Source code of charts
┄┄┄┄┄┄┄┄┄┄┄┄┄┄┄┄┄┄┄┄
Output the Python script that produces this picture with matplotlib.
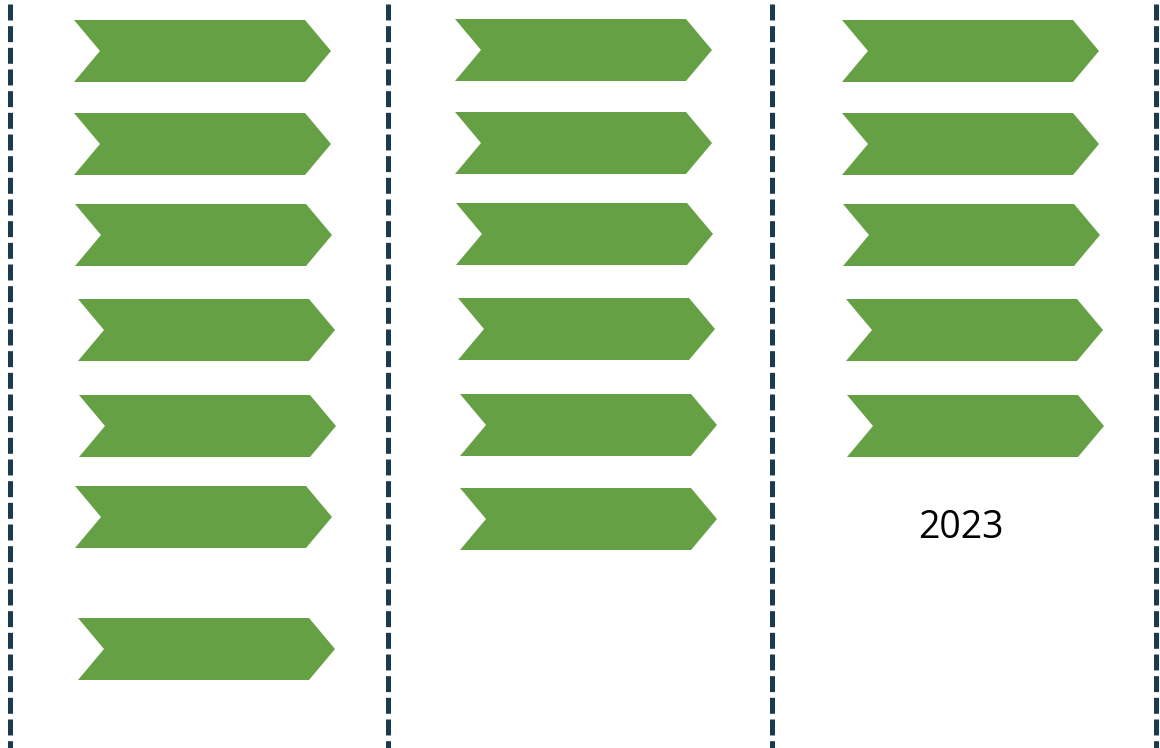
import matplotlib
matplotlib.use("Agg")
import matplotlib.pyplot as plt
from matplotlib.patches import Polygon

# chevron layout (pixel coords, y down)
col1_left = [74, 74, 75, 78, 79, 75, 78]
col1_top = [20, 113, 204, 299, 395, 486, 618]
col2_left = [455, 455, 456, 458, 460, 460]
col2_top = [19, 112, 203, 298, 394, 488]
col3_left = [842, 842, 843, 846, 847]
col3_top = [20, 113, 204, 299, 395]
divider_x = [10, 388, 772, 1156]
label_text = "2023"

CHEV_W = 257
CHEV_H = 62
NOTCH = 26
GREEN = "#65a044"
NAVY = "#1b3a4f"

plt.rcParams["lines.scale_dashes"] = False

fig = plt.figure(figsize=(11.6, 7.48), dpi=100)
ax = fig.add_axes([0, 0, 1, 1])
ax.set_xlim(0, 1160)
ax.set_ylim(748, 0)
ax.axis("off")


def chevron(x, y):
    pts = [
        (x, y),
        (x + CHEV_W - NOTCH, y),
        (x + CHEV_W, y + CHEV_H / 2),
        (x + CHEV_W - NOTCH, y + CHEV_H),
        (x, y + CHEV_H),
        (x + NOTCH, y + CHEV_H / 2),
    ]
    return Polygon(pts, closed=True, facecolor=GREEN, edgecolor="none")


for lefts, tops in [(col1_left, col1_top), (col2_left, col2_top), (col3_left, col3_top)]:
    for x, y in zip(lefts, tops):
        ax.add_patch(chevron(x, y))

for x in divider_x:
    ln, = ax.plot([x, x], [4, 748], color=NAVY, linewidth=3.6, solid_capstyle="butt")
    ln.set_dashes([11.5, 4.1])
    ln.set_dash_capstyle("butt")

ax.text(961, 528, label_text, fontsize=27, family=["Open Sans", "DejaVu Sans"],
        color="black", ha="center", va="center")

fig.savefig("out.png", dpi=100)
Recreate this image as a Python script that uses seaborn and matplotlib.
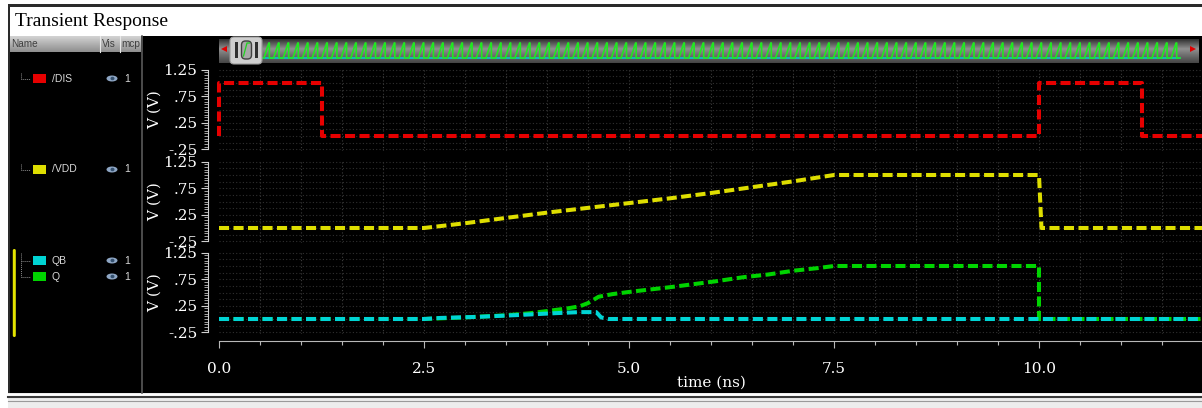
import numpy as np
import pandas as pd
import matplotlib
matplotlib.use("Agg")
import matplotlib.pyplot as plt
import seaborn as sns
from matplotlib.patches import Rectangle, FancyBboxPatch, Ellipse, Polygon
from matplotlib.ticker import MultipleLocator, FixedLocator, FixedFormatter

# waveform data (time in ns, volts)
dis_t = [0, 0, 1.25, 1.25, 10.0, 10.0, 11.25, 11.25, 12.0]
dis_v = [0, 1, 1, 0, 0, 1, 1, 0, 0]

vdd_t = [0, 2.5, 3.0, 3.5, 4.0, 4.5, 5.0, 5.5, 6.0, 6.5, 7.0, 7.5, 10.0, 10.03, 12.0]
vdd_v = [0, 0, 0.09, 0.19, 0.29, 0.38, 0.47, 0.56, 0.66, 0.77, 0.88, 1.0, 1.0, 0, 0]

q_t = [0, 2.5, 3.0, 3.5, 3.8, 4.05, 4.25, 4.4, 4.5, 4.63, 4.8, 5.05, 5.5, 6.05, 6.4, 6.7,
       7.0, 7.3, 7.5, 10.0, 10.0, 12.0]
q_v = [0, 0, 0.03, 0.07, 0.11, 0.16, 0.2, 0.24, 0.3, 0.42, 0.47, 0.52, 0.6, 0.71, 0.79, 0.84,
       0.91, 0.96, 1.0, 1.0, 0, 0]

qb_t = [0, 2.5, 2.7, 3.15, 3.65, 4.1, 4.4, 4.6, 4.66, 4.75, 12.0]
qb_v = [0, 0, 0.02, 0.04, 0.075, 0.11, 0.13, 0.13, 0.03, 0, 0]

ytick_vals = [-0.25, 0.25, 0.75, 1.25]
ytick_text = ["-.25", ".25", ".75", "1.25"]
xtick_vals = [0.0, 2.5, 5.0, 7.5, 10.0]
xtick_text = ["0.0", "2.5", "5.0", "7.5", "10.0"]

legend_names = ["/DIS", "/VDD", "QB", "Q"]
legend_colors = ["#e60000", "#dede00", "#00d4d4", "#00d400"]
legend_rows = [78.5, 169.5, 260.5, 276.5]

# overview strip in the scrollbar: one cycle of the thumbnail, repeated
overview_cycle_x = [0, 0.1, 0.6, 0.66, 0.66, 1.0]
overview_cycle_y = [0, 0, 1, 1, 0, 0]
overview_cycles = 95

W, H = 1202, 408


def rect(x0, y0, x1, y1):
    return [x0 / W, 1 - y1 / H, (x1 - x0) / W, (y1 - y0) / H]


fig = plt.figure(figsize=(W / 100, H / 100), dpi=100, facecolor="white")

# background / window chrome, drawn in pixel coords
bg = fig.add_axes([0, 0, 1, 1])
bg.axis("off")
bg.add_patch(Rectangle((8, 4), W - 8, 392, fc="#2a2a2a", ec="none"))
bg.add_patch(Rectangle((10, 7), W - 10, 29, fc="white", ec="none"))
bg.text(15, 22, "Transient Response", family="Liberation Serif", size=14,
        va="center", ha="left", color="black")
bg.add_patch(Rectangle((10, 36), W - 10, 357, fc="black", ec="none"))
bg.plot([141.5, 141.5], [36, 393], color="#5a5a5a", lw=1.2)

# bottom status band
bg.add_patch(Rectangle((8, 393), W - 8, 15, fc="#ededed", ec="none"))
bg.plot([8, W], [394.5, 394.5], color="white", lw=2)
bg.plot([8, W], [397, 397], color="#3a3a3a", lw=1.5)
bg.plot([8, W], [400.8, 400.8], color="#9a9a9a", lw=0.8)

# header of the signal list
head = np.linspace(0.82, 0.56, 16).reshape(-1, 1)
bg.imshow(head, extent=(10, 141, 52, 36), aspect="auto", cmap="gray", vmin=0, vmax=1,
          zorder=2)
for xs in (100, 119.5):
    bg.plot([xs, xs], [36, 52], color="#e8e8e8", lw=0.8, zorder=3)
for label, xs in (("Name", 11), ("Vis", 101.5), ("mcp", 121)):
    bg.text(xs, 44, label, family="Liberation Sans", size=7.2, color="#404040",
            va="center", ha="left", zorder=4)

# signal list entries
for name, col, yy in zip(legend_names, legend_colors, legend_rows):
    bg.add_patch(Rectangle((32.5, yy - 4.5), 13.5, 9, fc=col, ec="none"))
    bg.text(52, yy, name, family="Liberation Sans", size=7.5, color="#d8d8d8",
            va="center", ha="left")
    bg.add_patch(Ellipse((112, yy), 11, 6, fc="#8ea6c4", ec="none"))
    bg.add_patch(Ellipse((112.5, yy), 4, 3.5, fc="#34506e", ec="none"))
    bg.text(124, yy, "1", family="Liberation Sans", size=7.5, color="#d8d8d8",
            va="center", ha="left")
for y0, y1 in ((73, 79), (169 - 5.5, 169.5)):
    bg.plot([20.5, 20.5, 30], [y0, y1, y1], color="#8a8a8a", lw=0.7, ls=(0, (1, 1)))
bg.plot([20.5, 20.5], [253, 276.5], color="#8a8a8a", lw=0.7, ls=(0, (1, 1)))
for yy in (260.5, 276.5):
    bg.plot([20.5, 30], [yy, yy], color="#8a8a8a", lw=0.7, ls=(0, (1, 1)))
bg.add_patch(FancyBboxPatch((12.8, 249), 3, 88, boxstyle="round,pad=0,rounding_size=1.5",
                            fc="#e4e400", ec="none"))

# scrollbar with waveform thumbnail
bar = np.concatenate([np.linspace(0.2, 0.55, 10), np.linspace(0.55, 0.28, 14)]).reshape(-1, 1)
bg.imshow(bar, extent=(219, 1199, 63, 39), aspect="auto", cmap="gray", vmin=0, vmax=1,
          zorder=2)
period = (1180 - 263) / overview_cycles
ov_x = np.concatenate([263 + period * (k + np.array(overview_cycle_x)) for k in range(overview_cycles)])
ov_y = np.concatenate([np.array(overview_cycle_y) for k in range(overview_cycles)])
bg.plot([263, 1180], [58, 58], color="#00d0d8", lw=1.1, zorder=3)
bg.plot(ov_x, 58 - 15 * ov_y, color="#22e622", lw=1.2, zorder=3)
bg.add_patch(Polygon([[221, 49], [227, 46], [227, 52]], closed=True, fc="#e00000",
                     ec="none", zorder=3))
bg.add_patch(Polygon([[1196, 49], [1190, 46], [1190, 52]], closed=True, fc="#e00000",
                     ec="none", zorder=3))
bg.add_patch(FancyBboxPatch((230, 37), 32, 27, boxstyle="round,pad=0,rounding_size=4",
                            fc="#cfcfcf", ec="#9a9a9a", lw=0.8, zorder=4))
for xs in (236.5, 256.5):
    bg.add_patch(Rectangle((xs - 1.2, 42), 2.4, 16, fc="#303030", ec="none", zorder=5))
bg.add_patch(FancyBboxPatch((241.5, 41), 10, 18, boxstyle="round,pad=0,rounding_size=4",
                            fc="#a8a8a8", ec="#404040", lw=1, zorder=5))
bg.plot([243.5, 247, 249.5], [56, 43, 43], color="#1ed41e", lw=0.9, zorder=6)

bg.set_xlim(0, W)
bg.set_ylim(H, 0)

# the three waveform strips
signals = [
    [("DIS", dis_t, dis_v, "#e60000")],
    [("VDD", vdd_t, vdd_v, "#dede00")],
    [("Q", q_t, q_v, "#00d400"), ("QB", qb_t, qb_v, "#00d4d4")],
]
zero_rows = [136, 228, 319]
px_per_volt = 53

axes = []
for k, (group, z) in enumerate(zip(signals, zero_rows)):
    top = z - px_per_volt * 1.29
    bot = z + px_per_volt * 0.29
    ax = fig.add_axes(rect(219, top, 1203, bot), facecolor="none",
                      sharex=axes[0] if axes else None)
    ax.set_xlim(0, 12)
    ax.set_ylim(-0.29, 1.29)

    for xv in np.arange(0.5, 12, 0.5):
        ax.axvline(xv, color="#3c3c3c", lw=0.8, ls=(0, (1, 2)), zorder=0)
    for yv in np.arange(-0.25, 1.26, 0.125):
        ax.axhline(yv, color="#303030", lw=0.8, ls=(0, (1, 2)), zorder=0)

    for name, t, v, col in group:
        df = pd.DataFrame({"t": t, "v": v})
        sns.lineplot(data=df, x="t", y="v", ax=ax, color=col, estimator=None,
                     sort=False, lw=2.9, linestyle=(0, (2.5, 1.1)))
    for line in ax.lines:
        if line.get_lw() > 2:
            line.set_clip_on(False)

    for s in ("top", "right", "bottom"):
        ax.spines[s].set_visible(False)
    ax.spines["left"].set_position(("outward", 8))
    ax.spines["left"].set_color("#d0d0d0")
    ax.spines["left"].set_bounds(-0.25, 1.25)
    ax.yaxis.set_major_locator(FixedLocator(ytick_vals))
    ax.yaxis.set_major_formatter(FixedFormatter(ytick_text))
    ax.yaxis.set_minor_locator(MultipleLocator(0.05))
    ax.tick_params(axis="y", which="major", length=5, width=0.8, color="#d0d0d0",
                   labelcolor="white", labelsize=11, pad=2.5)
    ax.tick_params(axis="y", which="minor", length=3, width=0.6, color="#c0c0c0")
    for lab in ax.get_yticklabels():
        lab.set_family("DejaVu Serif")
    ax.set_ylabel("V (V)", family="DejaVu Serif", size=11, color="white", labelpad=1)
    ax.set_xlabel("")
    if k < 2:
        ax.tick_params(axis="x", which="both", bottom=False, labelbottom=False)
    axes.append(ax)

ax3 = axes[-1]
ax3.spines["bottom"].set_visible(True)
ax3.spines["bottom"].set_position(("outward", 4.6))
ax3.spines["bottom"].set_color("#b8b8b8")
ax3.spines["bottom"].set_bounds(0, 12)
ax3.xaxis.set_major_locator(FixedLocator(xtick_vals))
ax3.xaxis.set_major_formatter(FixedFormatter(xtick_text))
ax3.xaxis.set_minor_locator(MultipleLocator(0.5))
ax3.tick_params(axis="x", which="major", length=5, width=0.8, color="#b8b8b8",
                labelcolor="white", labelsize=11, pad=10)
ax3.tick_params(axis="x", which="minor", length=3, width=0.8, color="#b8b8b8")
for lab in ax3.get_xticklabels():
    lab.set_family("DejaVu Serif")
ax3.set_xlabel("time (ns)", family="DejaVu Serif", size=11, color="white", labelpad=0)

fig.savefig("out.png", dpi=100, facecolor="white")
┄┄┄┄┄┄┄┄┄┄┄┄┄┄┄┄┄┄┄┄
# Task statement
Repeat exactly, and only, the lines from the one containing "Recreate this image" through the one containing "0.88, 1.0, 1.0, 0, 0]", both included, without the pictures.

# Result
Recreate this image as a Python script that uses seaborn and matplotlib.
import numpy as np
import pandas as pd
import matplotlib
matplotlib.use("Agg")
import matplotlib.pyplot as plt
import seaborn as sns
from matplotlib.patches import Rectangle, FancyBboxPatch, Ellipse, Polygon
from matplotlib.ticker import MultipleLocator, FixedLocator, FixedFormatter

# waveform data (time in ns, volts)
dis_t = [0, 0, 1.25, 1.25, 10.0, 10.0, 11.25, 11.25, 12.0]
dis_v = [0, 1, 1, 0, 0, 1, 1, 0, 0]

vdd_t = [0, 2.5, 3.0, 3.5, 4.0, 4.5, 5.0, 5.5, 6.0, 6.5, 7.0, 7.5, 10.0, 10.03, 12.0]
vdd_v = [0, 0, 0.09, 0.19, 0.29, 0.38, 0.47, 0.56, 0.66, 0.77, 0.88, 1.0, 1.0, 0, 0]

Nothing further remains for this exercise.